Set problem: Among the entries below, which lines run from the line with "Write a Python" through the line with "y_ticks = [0, 50, 100, 150]"? Retype those, both ends included, exactly and without pictures.

Extracted records:

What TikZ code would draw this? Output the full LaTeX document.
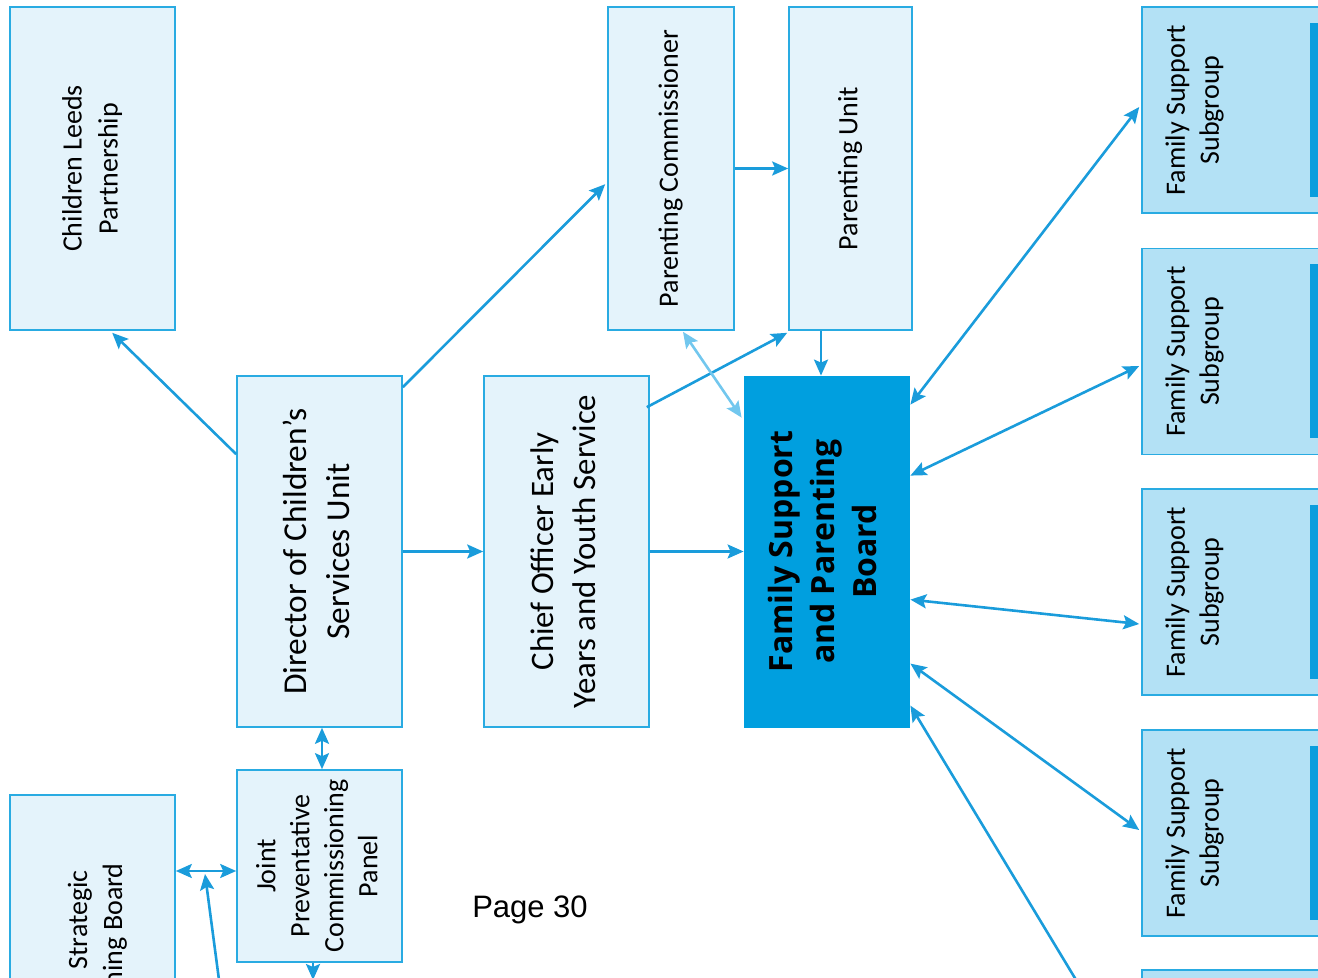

...

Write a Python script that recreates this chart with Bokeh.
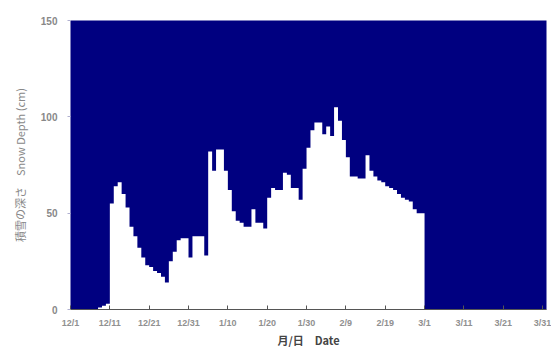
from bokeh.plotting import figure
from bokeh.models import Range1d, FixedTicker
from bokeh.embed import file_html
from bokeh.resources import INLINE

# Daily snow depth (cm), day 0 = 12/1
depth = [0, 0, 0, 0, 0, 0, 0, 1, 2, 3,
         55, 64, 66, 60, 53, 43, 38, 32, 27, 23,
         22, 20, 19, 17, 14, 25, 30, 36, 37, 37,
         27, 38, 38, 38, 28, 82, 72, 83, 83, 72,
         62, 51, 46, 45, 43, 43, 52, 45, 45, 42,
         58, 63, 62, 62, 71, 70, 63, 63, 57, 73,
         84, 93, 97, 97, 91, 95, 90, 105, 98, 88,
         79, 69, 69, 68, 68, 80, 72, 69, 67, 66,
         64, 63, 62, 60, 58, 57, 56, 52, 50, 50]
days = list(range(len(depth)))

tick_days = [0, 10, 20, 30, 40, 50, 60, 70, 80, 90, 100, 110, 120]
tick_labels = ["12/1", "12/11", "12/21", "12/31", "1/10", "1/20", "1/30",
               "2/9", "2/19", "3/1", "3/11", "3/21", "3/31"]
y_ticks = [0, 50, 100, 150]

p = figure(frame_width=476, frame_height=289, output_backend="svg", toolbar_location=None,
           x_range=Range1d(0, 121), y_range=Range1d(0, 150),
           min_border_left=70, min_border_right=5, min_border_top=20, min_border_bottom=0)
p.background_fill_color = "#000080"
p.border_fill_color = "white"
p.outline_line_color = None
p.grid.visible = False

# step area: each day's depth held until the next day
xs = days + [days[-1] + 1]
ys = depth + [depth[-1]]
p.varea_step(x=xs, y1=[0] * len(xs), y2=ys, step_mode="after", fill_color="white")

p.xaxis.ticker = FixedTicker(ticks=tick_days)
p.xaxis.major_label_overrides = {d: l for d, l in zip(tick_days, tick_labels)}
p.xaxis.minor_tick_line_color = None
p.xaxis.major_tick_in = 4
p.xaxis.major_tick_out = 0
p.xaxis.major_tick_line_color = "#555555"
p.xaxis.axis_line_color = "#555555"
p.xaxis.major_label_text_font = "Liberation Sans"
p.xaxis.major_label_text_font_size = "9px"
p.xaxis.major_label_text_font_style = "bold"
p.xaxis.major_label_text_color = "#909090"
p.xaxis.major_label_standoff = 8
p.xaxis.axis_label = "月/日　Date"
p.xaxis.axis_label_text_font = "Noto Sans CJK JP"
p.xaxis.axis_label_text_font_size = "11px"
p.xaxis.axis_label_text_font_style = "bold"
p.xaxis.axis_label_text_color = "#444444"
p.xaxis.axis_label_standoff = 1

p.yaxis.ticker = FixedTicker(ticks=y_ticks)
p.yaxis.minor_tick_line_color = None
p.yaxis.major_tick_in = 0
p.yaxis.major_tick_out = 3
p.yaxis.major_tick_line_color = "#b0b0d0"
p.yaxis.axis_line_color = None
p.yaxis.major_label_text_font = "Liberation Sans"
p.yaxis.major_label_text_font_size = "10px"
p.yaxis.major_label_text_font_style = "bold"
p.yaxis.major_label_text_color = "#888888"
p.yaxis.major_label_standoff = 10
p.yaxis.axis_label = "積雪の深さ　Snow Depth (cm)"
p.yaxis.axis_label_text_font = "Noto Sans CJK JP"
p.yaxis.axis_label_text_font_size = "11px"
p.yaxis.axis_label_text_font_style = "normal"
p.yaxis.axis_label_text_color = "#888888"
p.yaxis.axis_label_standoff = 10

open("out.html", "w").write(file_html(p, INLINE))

==

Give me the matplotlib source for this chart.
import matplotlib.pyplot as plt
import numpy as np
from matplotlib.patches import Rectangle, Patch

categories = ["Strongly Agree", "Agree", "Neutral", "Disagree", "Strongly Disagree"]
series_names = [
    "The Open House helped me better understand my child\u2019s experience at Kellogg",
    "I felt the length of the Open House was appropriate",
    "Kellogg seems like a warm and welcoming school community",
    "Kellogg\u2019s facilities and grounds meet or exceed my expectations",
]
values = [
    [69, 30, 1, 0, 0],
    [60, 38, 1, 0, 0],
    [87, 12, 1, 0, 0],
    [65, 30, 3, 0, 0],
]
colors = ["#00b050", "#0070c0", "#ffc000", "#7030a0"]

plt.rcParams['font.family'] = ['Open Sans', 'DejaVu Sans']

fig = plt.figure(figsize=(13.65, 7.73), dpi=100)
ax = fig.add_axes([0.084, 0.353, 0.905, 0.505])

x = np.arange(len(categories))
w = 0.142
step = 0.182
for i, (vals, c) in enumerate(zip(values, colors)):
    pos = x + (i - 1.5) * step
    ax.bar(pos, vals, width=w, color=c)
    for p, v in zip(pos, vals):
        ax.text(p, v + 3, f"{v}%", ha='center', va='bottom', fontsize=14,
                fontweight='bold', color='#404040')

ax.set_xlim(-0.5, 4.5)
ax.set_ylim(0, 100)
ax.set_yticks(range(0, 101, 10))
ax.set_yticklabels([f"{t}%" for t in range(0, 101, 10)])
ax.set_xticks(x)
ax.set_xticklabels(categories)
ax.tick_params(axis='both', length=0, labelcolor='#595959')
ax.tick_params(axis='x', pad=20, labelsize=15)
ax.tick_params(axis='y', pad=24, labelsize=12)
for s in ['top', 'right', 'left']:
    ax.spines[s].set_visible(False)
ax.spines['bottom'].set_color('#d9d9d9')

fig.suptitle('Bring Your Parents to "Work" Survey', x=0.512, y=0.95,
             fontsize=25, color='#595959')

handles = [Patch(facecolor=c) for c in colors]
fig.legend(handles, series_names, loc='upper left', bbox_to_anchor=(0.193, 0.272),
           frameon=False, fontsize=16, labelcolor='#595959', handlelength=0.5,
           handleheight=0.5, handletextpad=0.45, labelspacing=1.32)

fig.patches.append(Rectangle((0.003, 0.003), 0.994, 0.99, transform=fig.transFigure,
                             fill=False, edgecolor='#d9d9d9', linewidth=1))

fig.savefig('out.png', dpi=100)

Finished exercise:
Write a Python script that recreates this chart with Bokeh.
from bokeh.plotting import figure
from bokeh.models import Range1d, FixedTicker
from bokeh.embed import file_html
from bokeh.resources import INLINE

# Daily snow depth (cm), day 0 = 12/1
depth = [0, 0, 0, 0, 0, 0, 0, 1, 2, 3,
         55, 64, 66, 60, 53, 43, 38, 32, 27, 23,
         22, 20, 19, 17, 14, 25, 30, 36, 37, 37,
         27, 38, 38, 38, 28, 82, 72, 83, 83, 72,
         62, 51, 46, 45, 43, 43, 52, 45, 45, 42,
         58, 63, 62, 62, 71, 70, 63, 63, 57, 73,
         84, 93, 97, 97, 91, 95, 90, 105, 98, 88,
         79, 69, 69, 68, 68, 80, 72, 69, 67, 66,
         64, 63, 62, 60, 58, 57, 56, 52, 50, 50]
days = list(range(len(depth)))

tick_days = [0, 10, 20, 30, 40, 50, 60, 70, 80, 90, 100, 110, 120]
tick_labels = ["12/1", "12/11", "12/21", "12/31", "1/10", "1/20", "1/30",
               "2/9", "2/19", "3/1", "3/11", "3/21", "3/31"]
y_ticks = [0, 50, 100, 150]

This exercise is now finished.